There are many other members of both the Columbia and Morningside communities who make the years here a little more enjoyable. We at Bwog feel they deserve a little time in the spotlight for all their hard work. Today: Amy the HamDel lady
2:00 A.M. on a Saturday night: you’re all but crawling home, you lost your jacket and dignity somewhere and you’re so hungry you could eat a small person. Yet there are two reasons to praise the heavens: 1) Hamilton Deli is open and 2) no matter what sad state you’re in, you will find no judgment in the eyes of Amy (better known as The HamDel Lady) – not even when you order the Godfather Hero…with fries…and gummy bears…and Snapple.

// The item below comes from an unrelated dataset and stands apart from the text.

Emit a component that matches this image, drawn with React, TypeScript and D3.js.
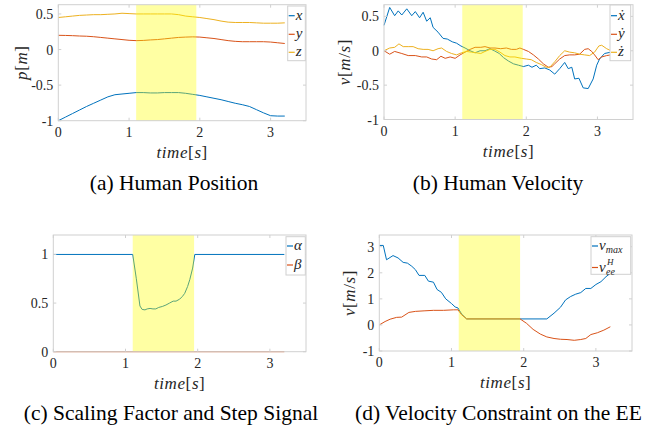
import * as d3 from "d3";
import React from "react";

type Pt = [number, number];

// ---- data ----
const posTime = [0, 0.1, 0.2, 0.3, 0.4, 0.5, 0.6, 0.7, 0.8, 0.9, 1.0, 1.1, 1.2, 1.3, 1.4, 1.5, 1.6, 1.7, 1.8, 1.9, 2.0, 2.1, 2.2, 2.3, 2.4, 2.5, 2.6, 2.7, 2.8, 2.9, 3.0, 3.1, 3.2];
const posX = [-1.0, -0.95, -0.9, -0.85, -0.8, -0.755, -0.71, -0.665, -0.635, -0.625, -0.615, -0.605, -0.605, -0.61, -0.61, -0.605, -0.605, -0.605, -0.615, -0.63, -0.645, -0.665, -0.685, -0.705, -0.73, -0.755, -0.775, -0.8, -0.845, -0.89, -0.93, -0.935, -0.935];
const posY = [0.2, 0.198, 0.195, 0.19, 0.187, 0.18, 0.17, 0.16, 0.15, 0.14, 0.13, 0.125, 0.128, 0.135, 0.14, 0.15, 0.16, 0.17, 0.175, 0.178, 0.175, 0.165, 0.155, 0.14, 0.125, 0.115, 0.11, 0.11, 0.11, 0.11, 0.105, 0.095, 0.085];
const posZ = [0.45, 0.46, 0.47, 0.48, 0.485, 0.49, 0.49, 0.495, 0.5, 0.51, 0.505, 0.5, 0.5, 0.5, 0.5, 0.5, 0.5, 0.49, 0.47, 0.46, 0.45, 0.435, 0.42, 0.4, 0.385, 0.38, 0.38, 0.38, 0.375, 0.37, 0.37, 0.37, 0.375];

const velX: Pt[] = [[0, 0.37], [0.08, 0.63], [0.15, 0.51], [0.2, 0.58], [0.25, 0.52], [0.32, 0.61], [0.39, 0.51], [0.44, 0.57], [0.5, 0.48], [0.55, 0.56], [0.6, 0.43], [0.65, 0.48], [0.69, 0.34], [0.76, 0.27], [0.83, 0.18], [0.89, 0.17], [0.96, 0.13], [1.02, 0.11], [1.08, 0.07], [1.14, 0.04], [1.21, 0.0], [1.28, -0.03], [1.35, 0.0], [1.42, 0.0], [1.49, 0.03], [1.55, 0.0], [1.62, -0.04], [1.68, -0.1], [1.75, -0.15], [1.82, -0.19], [1.89, -0.21], [1.96, -0.23], [2.03, -0.21], [2.08, -0.24], [2.14, -0.21], [2.19, -0.26], [2.26, -0.25], [2.33, -0.28], [2.4, -0.34], [2.47, -0.26], [2.54, -0.17], [2.59, -0.26], [2.64, -0.24], [2.68, -0.41], [2.74, -0.4], [2.8, -0.54], [2.87, -0.55], [2.94, -0.41], [2.99, -0.21], [3.03, -0.12], [3.1, -0.04], [3.19, -0.02]];
const velY: Pt[] = [[0, 0.0], [0.08, -0.05], [0.15, -0.01], [0.25, -0.04], [0.34, -0.07], [0.44, -0.07], [0.53, -0.09], [0.6, -0.09], [0.67, -0.12], [0.74, -0.13], [0.8, -0.08], [0.86, -0.11], [0.93, -0.09], [1.0, -0.11], [1.07, -0.06], [1.14, -0.02], [1.21, 0.02], [1.28, 0.05], [1.36, 0.05], [1.42, 0.06], [1.49, 0.04], [1.56, 0.04], [1.64, 0.03], [1.72, 0.04], [1.79, 0.02], [1.86, 0.02], [1.91, 0.04], [1.96, 0.02], [2.03, -0.01], [2.1, -0.06], [2.17, -0.12], [2.24, -0.19], [2.31, -0.24], [2.36, -0.23], [2.4, -0.19], [2.47, -0.12], [2.54, -0.07], [2.61, -0.06], [2.68, -0.06], [2.75, -0.05], [2.82, 0.02], [2.87, 0.03], [2.92, -0.01], [2.96, -0.06], [3.01, -0.13], [3.06, -0.09], [3.13, -0.07], [3.19, -0.06]];
const velZ: Pt[] = [[0, 0.0], [0.08, 0.04], [0.15, 0.05], [0.21, 0.1], [0.27, 0.06], [0.34, 0.06], [0.41, 0.06], [0.48, 0.03], [0.55, 0.02], [0.62, 0.02], [0.69, 0.0], [0.76, 0.03], [0.81, 0.04], [0.88, -0.01], [0.95, -0.04], [1.02, -0.06], [1.09, -0.03], [1.16, -0.01], [1.23, -0.02], [1.3, -0.03], [1.36, -0.04], [1.42, -0.01], [1.49, 0.02], [1.56, 0.02], [1.63, -0.02], [1.7, -0.07], [1.77, -0.09], [1.84, -0.09], [1.93, -0.11], [2.0, -0.12], [2.07, -0.13], [2.14, -0.17], [2.21, -0.2], [2.28, -0.24], [2.33, -0.24], [2.4, -0.16], [2.47, -0.07], [2.54, 0.0], [2.61, -0.02], [2.68, -0.03], [2.75, -0.05], [2.82, -0.06], [2.89, -0.07], [2.96, -0.02], [3.02, 0.07], [3.06, 0.08], [3.13, 0.03], [3.19, 0.0]];

const alphaSig: Pt[] = [[0, 1], [1.1, 1], [1.15, 0.75], [1.2, 0.47], [1.23, 0.435], [1.27, 0.43], [1.3, 0.44], [1.34, 0.445], [1.38, 0.44], [1.42, 0.44], [1.46, 0.455], [1.51, 0.465], [1.56, 0.48], [1.61, 0.5], [1.66, 0.52], [1.7, 0.52], [1.75, 0.54], [1.79, 0.57], [1.82, 0.6], [1.86, 0.67], [1.89, 0.74], [1.93, 0.86], [1.96, 1.0], [3.2, 1]];
const betaSig: Pt[] = [[0, 0], [3.2, 0]];

const vMax: Pt[] = [[0, 3.05], [0.055, 3.05], [0.1, 2.5], [0.19, 2.66], [0.26, 2.57], [0.33, 2.4], [0.39, 2.37], [0.45, 2.25], [0.5, 2.12], [0.55, 1.9], [0.63, 1.9], [0.68, 1.68], [0.75, 1.64], [0.8, 1.36], [0.86, 1.25], [0.92, 1.0], [1.0, 0.82], [1.05, 0.69], [1.09, 0.65], [1.14, 0.42], [1.21, 0.23], [2.32, 0.23], [2.42, 0.45], [2.51, 0.68], [2.58, 0.96], [2.65, 1.09], [2.72, 1.18], [2.79, 1.24], [2.86, 1.4], [2.93, 1.4], [3.0, 1.55], [3.07, 1.66], [3.14, 1.85], [3.2, 1.98]];
const vEE: Pt[] = [[0, 0.0], [0.08, 0.13], [0.15, 0.22], [0.24, 0.29], [0.31, 0.3], [0.41, 0.48], [0.5, 0.52], [0.62, 0.54], [0.75, 0.56], [0.89, 0.56], [1.03, 0.58], [1.09, 0.58], [1.14, 0.39], [1.21, 0.23], [1.95, 0.23], [2.04, 0.06], [2.13, -0.17], [2.23, -0.35], [2.32, -0.46], [2.42, -0.52], [2.51, -0.55], [2.6, -0.56], [2.7, -0.59], [2.79, -0.56], [2.86, -0.52], [2.93, -0.37], [3.02, -0.3], [3.11, -0.2], [3.2, -0.07]];

const bandStart = 1.1;
const bandEnd = 1.95;
const xTicks = [0, 1, 2, 3];
const posTicks = [-1, -0.5, 0, 0.5];
const velTicks = [-1, -0.5, 0, 0.5];
const scaleTicks = [0, 0.5, 1];
const vcTicks = [-1, 0, 1, 2, 3];

const BLUE = "#0072BD";
const ORANGE = "#D95319";
const YELLOW = "#EDB120";
const GRID = "#d0d0d0";
const INK = "#262626";
const FF = "Liberation Serif";

const zip = (t: number[], v: number[]): Pt[] => t.map((d, i) => [d, v[i]]);

type Label = (x: number, y: number) => React.ReactNode;
type Series = { label: Label; color: string; points: Pt[] };
type Spec = {
  left: number; right: number; top: number; bottom: number;
  yDomain: [number, number]; yTicks: number[];
  series: Series[];
  legend: { x: number; y: number; w: number; h: number; rows: number[] };
  yLabel?: React.ReactNode; yLabelX?: number;
  caption: string; captionX: number; captionY: number; captionAnchor: "middle" | "start";
};

// text with the serif face set on the element itself
function T(props: React.SVGProps<SVGTextElement>) {
  return <text {...props} fontFamily={FF} style={{ fontFamily: FF }} />;
}

const it = (s: string) => <tspan fontStyle="italic">{s}</tspan>;
const simple = (s: string): Label => (x, y) => (
  <T x={x} y={y} fontSize={15} fontStyle="italic" fill={INK}>{s}</T>
);

const panels: Spec[] = [
  {
    left: 58.3, right: 306, top: 4.7, bottom: 120.7, yDomain: [-1, 0.63], yTicks: posTicks,
    series: [
      { label: simple("x"), color: BLUE, points: zip(posTime, posX) },
      { label: simple("y"), color: ORANGE, points: zip(posTime, posY) },
      { label: simple("z"), color: YELLOW, points: zip(posTime, posZ) },
    ],
    legend: { x: 287.7, y: 6, w: 17.6, h: 54.7, rows: [15.7, 34.3, 52.3] },
    yLabel: <>{it("p")}[{it("m")}]</>, yLabelX: 27,
    caption: "(a) Human Position", captionX: 174, captionY: 190, captionAnchor: "middle",
  },
  {
    left: 384, right: 633, top: 4.7, bottom: 119.5, yDomain: [-1, 0.67], yTicks: velTicks,
    series: [
      { label: simple("\u1E8B"), color: BLUE, points: velX },
      { label: simple("\u1E8F"), color: ORANGE, points: velY },
      { label: simple("\u017C"), color: YELLOW, points: velZ },
    ],
    legend: { x: 610, y: 5, w: 20.7, h: 55.7, rows: [15.7, 34.3, 52.3] },
    yLabel: <>{it("v")}[{it("m")}/{it("s")}]</>, yLabelX: 350,
    caption: "(b) Human Velocity", captionX: 498, captionY: 190, captionAnchor: "middle",
  },
  {
    left: 53.3, right: 306, top: 235, bottom: 351.7, yDomain: [0, 1.2], yTicks: scaleTicks,
    series: [
      { label: simple("\u03B1"), color: BLUE, points: alphaSig },
      { label: simple("\u03B2"), color: ORANGE, points: betaSig },
    ],
    legend: { x: 286, y: 236.7, w: 19.3, h: 38.3, rows: [246, 265] },
    caption: "(c) Scaling Factor and Step Signal", captionX: 171, captionY: 420, captionAnchor: "middle",
  },
  {
    left: 379.3, right: 632, top: 235, bottom: 351, yDomain: [-1, 3.45], yTicks: vcTicks,
    series: [
      {
        label: (x, y) => (
          <T x={x} y={y} fill={INK} fontStyle="italic">
            <tspan fontSize={15}>v</tspan>
            <tspan fontSize={10} dy={2.5}>max</tspan>
          </T>
        ),
        color: BLUE, points: vMax,
      },
      {
        label: (x, y) => (
          <g fill={INK} fontStyle="italic">
            <T x={x} y={y} fontSize={15}>v</T>
            <T x={x + 8} y={y - 7} fontSize={9}>H</T>
            <T x={x + 7} y={y + 3.5} fontSize={10}>ee</T>
          </g>
        ),
        color: ORANGE, points: vEE,
      },
    ],
    legend: { x: 591, y: 236.7, w: 39.7, h: 37.6, rows: [246, 267.5] },
    yLabel: <>{it("v")}[{it("m")}/{it("s")}]</>, yLabelX: 355,
    caption: "(d) Velocity Constraint on the EE", captionX: 355, captionY: 420, captionAnchor: "start",
  },
];

function Panel({ spec }: { spec: Spec }) {
  const x = d3.scaleLinear().domain([0, 3.5]).range([spec.left, spec.right]);
  const y = d3.scaleLinear().domain(spec.yDomain).range([spec.bottom, spec.top]);
  const line = d3.line<Pt>().x((d) => x(d[0])).y((d) => y(d[1]));
  const lg = spec.legend;
  const midY = (spec.top + spec.bottom) / 2;
  return (
    <g>
      <rect x={spec.left} y={spec.top} width={spec.right - spec.left} height={spec.bottom - spec.top} fill="#fff" />
      {spec.series.map((s, i) => (
        <path key={i} d={line(s.points) ?? ""} fill="none" stroke={s.color} strokeWidth={1} strokeLinejoin="round" />
      ))}
      <rect x={x(bandStart)} y={spec.top} width={x(bandEnd) - x(bandStart)} height={spec.bottom - spec.top} fill="#ffff00" fillOpacity={0.36} />
      <rect x={spec.left} y={spec.top} width={spec.right - spec.left} height={spec.bottom - spec.top} fill="none" stroke={GRID} strokeWidth={1} />
      {xTicks.map((t) => (
        <g key={`x${t}`}>
          <line x1={x(t)} x2={x(t)} y1={spec.bottom} y2={spec.bottom - 3} stroke={GRID} />
          <line x1={x(t)} x2={x(t)} y1={spec.top} y2={spec.top + 3} stroke={GRID} />
          <T x={x(t)} y={spec.bottom + 16} textAnchor="middle" fontSize={14} fill={INK}>{String(t)}</T>
        </g>
      ))}
      {spec.yTicks.map((t) => (
        <g key={`y${t}`}>
          <line x1={spec.left} x2={spec.left + 3} y1={y(t)} y2={y(t)} stroke={GRID} />
          <line x1={spec.right} x2={spec.right - 3} y1={y(t)} y2={y(t)} stroke={GRID} />
          <T x={spec.left - 5} y={y(t) + 5} textAnchor="end" fontSize={14} fill={INK}>{String(t)}</T>
        </g>
      ))}
      <T x={x(1.75)} y={spec.bottom + 37} textAnchor="middle" fontSize={17} fill={INK} letterSpacing={0.6}>
        {it("time")}[{it("s")}]
      </T>
      {spec.yLabel && (
        <T transform={`translate(${spec.yLabelX},${midY}) rotate(-90)`} textAnchor="middle" fontSize={17} fill={INK} letterSpacing={0.6}>
          {spec.yLabel}
        </T>
      )}
      <rect x={lg.x} y={lg.y} width={lg.w} height={lg.h} fill="#fff" stroke={GRID} />
      {spec.series.map((s, i) => (
        <g key={`l${i}`}>
          <line x1={lg.x + 1} x2={lg.x + 7} y1={lg.rows[i]} y2={lg.rows[i]} stroke={s.color} strokeWidth={1.2} />
          {s.label(lg.x + 8, lg.rows[i] + 4)}
        </g>
      ))}
      <T x={spec.captionX} y={spec.captionY} textAnchor={spec.captionAnchor} fontSize={21.5} fill="#000">
        {spec.caption}
      </T>
    </g>
  );
}

export default function App() {
  return (
    <svg width={645} height={432} style={{ position: "absolute", left: 0, top: 0, fontFamily: FF }}>
      <rect width={645} height={432} fill="#fff" />
      {panels.map((p, i) => (
        <Panel key={i} spec={p} />
      ))}
    </svg>
  );
}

Amy’s real name is Eman, “but nobody calls me that,” she says, “they can’t pronounce it. So it’s just Amy.” As I talk to her, she continues serving customer after customer. Originally from Alexandria, Egypt where she received a diploma in Social Service, she moved to the US nine years ago, after she broke up with her fiancée. She now lives in Queens, and can proudly declare “I take care of myself 100%.”
But she does miss her home. “[In Egypt] even the neighborhood is like family. If you disappear for two days they will knock on your door and ask you if you are okay. That’s the Arabic culture. New York is very lonely.”
From 8pm to midnight, Amy works at the Fortago Fully Loaded on Columbus and 106th before starting her shift at Ham Del from midnight to 6am. There, she cheerfully serves a constant throng of doctors and nurses, public safety officers, delivery people and students, all of whom she greets with a “Hi Honey,” if not by name. “There are so many different people who come here,” she tells me, “It’s a fun time… Even if I don’t know their names, I know their faces.” Despite her 62-hour week of night-shifts, Amy insists that she loves her job. “My boss is so good,” she says. “If one day I want to stay home, I can’t because I want to work for him. I cannot leave him.”
And what does she really think of our nocturnal cravings? As she rings up a mountain of food for three red-eyed sophomores she tells me, “I love the students. But sometimes you have to have patience, especially when they are drunk…I don’t mind. It’s funny.” Plus, she knows what keeps people coming back, “I don’t have a problem with anyone. I love everyone. Because I make everything go fast, they don’t have to wait.”